I woke up today to a cold, gloomy day. It had rained last night, and the last droplets of rain clung precariously to the now barren, bony, tree branches like crystals on a chandelier. T’was the perfect day for a cuppa hot chocolate.
If you recall, I had this stash of chocolate I looted from my recent trip to Asheville. Read about my trip to the quaint little town of Asheville here.
The slab of Mexican chocolate was looking at me longingly, every time I opened the fridge.
Today was the day.
I sampled Mexican hot chocolate last year when I was in Mexico for my honeymoon. But that’s a separate story, a story that I’ve been trying to write since then, but for some reason, I keep putting it off.
Anyway, unlike the classic American hot chocolate, Mexican hot chocolate is more ‘milky’ than creamy. It is made with whole milk and Mexican hand-ground chocolate that has a very grainy texture because the hand-grinding doesn’t really get to all the sugar crystals. Oh, and it has cinnamon! The milk to chocolate ratio is very high, resulting in a hot beverage that is just easy on your throat. Despite being a severe chocolate addict, I prefer my hot chocolate less creamy. For some reason, I do not enjoy the way my throat feels after consuming a cup of hot chocolate that leaves a creamy residue. A chilled chocolate cake with a creamy chocolate ganache on the other hand… yumm!
So for those of you with tastes similar to mine,you will enjoy this hot chocolate better than the traditional, creamy American Hot Chocolate.

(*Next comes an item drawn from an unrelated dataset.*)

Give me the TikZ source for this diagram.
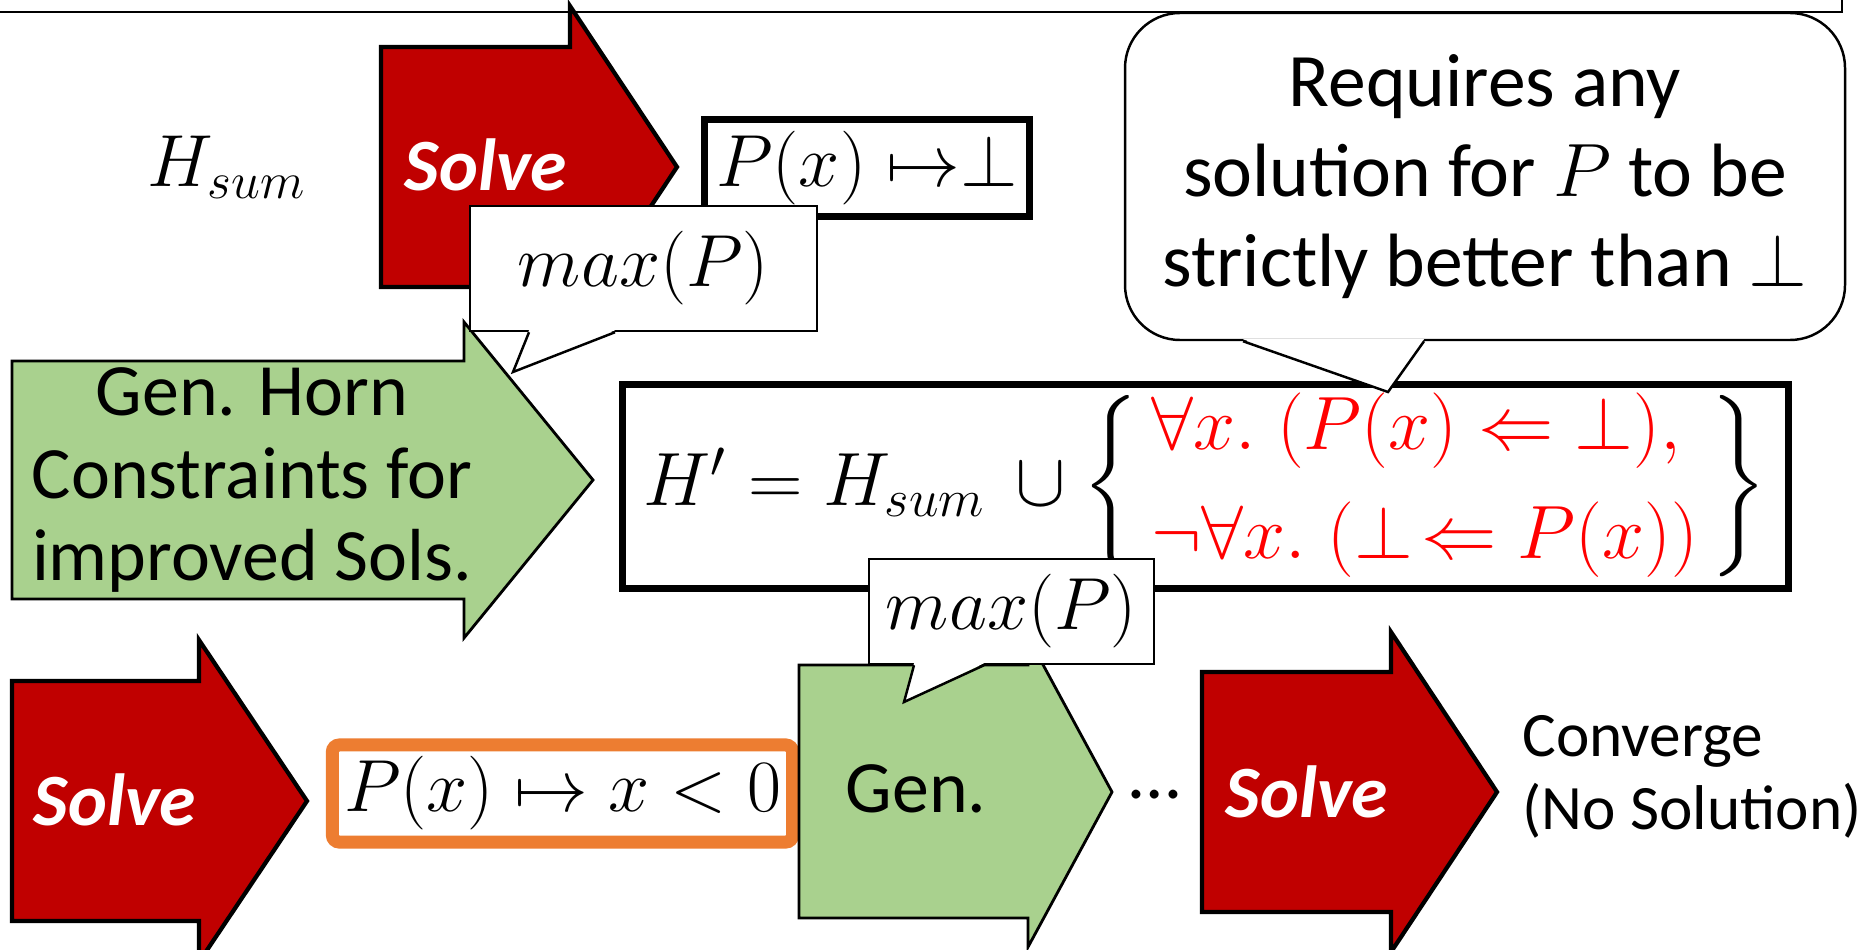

Which is exactly what I did, and sitting here on this cold, gloomy day, sipping my perfect cup of hot chocolate, I am instantly transported to that amazing breakfast buffet in Cancun that had me spoilt for choice.
Do you see that thin lip of chocolaty goodness floating on the top of the cup. That’s another thing about Mexican Chocolate. Since it’s just plain whole milk, you get that chocolate ‘skin’ form at the top that just breaks apart and dissolves when you stir it in. Ugh, just so gorgeous!